投稿者:ドン・キホーテ - この投稿者のレビュー一覧を見る
上田秀人の妾屋シリーズももう6作目である。江戸時代に妾屋などという商売があったのか否かは分からないが、とくに抵抗感なく受け入れられる。様々な敵と対する妾屋山城屋昼兵衛とその腕の立つ用心棒、大月新左衛門であるが、各々の関係は変わらない。良くもあるし、悪くもある。そろそろ、変化があっても良いのではないか。
痛快なのは、大商人の嫌がらせを受けたが、直ちに山城屋との関係の深い将軍お気に入りの小姓組頭、すなわち側用人に強訴する点であろう。躊躇はしない。貸し借りの関係、つまり利害関係がはっきりしているので、迷っている必要はないようだ。
ところが大商人も黙ってはいない。

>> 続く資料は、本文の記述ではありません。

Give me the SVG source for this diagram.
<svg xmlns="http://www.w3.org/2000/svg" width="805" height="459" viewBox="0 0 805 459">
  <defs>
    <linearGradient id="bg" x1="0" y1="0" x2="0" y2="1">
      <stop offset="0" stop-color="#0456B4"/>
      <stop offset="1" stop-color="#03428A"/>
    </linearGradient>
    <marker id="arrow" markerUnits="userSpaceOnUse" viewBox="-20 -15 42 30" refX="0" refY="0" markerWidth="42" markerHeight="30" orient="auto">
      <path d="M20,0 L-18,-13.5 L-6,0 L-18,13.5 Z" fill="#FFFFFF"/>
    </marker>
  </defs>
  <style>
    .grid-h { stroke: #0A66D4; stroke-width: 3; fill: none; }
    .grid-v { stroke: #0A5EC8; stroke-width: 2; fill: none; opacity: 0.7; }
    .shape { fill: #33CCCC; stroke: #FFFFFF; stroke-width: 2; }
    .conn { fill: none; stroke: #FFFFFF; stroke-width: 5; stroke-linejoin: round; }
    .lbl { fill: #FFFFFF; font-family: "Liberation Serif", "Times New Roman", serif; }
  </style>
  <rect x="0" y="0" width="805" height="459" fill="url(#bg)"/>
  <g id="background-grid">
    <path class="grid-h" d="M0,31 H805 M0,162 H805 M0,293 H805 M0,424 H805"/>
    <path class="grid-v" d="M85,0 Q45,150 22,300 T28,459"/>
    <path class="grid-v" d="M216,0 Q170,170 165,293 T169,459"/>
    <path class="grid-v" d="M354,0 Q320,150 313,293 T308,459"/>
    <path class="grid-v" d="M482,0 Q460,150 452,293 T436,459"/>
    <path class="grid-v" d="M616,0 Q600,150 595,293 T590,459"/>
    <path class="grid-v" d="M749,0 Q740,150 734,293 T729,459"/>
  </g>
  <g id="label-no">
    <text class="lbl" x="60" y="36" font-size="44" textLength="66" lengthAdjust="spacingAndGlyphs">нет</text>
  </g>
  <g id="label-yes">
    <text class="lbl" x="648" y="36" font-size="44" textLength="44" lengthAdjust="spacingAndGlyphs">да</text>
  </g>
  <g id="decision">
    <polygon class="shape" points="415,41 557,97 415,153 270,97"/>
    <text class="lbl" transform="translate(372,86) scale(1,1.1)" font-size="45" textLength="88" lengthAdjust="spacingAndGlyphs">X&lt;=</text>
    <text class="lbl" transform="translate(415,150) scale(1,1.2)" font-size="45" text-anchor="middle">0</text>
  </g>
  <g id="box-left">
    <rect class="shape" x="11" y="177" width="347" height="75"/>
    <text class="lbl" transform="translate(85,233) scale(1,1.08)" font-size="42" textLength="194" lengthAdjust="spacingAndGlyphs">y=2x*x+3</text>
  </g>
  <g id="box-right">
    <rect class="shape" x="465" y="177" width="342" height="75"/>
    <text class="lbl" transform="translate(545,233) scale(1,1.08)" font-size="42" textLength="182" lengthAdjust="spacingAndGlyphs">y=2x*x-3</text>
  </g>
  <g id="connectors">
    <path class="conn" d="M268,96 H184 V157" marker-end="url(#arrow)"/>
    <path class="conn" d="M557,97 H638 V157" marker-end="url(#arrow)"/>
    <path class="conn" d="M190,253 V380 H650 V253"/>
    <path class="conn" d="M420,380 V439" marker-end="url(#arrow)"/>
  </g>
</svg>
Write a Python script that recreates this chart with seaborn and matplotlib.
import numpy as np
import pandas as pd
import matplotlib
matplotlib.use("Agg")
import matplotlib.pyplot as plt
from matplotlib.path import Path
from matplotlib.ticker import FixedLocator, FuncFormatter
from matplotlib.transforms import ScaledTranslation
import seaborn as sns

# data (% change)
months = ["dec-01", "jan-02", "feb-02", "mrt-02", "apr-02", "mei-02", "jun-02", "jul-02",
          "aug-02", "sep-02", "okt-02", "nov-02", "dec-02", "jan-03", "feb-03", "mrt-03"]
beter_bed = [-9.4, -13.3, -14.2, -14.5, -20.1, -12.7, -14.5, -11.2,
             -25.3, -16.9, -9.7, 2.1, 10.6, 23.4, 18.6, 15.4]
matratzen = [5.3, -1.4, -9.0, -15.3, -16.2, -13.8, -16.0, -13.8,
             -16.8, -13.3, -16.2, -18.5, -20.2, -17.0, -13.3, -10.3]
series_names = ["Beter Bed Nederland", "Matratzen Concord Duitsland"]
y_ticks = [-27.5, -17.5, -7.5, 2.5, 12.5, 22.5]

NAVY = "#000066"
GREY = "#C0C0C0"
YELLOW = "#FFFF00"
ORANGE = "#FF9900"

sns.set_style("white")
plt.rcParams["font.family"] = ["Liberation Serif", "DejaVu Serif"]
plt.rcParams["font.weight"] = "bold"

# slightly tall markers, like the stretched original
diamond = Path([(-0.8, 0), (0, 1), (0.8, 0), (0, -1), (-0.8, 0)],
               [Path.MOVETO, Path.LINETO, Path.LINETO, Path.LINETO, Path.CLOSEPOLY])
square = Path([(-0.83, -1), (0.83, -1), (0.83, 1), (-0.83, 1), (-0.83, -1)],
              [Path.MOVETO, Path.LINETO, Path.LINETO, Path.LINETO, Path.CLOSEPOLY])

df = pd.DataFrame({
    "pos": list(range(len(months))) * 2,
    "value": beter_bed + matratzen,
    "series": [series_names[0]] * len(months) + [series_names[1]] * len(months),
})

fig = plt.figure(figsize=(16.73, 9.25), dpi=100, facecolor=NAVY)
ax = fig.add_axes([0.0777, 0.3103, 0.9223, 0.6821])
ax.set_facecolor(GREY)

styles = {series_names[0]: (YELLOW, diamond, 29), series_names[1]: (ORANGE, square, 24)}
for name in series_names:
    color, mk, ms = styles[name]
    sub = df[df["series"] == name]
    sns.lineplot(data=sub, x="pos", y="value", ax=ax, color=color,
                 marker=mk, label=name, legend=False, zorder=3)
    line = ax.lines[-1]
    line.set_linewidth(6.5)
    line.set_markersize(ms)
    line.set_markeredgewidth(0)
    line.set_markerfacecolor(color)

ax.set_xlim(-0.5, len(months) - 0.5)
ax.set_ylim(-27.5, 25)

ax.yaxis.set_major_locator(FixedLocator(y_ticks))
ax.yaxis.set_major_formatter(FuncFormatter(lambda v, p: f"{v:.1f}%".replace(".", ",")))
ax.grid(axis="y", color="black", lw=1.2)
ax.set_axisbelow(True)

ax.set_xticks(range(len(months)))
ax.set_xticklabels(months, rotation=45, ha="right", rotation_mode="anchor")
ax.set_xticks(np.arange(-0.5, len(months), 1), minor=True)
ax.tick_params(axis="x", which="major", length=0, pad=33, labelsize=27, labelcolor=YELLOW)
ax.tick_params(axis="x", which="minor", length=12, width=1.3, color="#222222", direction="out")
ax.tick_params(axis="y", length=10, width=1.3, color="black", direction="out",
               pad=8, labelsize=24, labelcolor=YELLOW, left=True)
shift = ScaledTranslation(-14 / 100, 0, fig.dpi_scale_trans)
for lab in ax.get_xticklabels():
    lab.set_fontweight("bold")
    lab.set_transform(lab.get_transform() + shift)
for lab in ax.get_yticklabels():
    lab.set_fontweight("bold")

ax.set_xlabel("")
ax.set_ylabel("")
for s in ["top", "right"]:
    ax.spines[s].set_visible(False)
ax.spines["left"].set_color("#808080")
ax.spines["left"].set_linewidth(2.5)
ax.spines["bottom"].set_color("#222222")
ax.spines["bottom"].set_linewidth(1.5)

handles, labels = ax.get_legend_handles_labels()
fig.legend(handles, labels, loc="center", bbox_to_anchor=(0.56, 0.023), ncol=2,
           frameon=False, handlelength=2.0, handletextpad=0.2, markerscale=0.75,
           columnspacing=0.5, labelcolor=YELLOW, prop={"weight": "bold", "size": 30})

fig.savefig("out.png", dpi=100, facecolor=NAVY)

たかが妾屋と侮っている。大商人にも当然後ろ盾はいる。若年寄である。ところが、この若年寄も将軍側用人には身分の上では当然凌いでいるのだが、やはり将軍には勝てない。そこで、大商人は山城屋の商売仇である吉原をけしかけて、営業妨害を試みるのである。
今回はストーリーが整理されている。大月の刀の冴えを披露する場があまりなかったので、それを期待する向きには物足りなかったかも知れない。同じく、山形将左の出番も少ないが、それでも本編では儲け役かも知れない。
南町奉行も登場する。吉原と山城屋の戦いでは町方は場合によっては役柄上、介入せざるを得ない。しかし、この奉行も将軍の寵臣である小姓組頭の勢力下にあった。加えて、吉原も一枚岩ではなかった。
そういう状態で山城屋対吉原の戦いが始まるのである。吉原の風習や忘八と呼ばれる男衆の存在など、上田の他の小説で読んだような気もする内容ではあったが、なかなか興味深い争いに仕上げている。
対外的なストーリーは毎回変化するのだが、たとえば、大月と同じ藩にいた有能な側室との関係は、小説の中でもたしかに書かれてはいるが、ほとんど進展していない。そろそろそちらも面白くして、読者の期待に応えてもらいたいものである。そうしないと、このシリーズが終わってしまうような気がして仕方がない。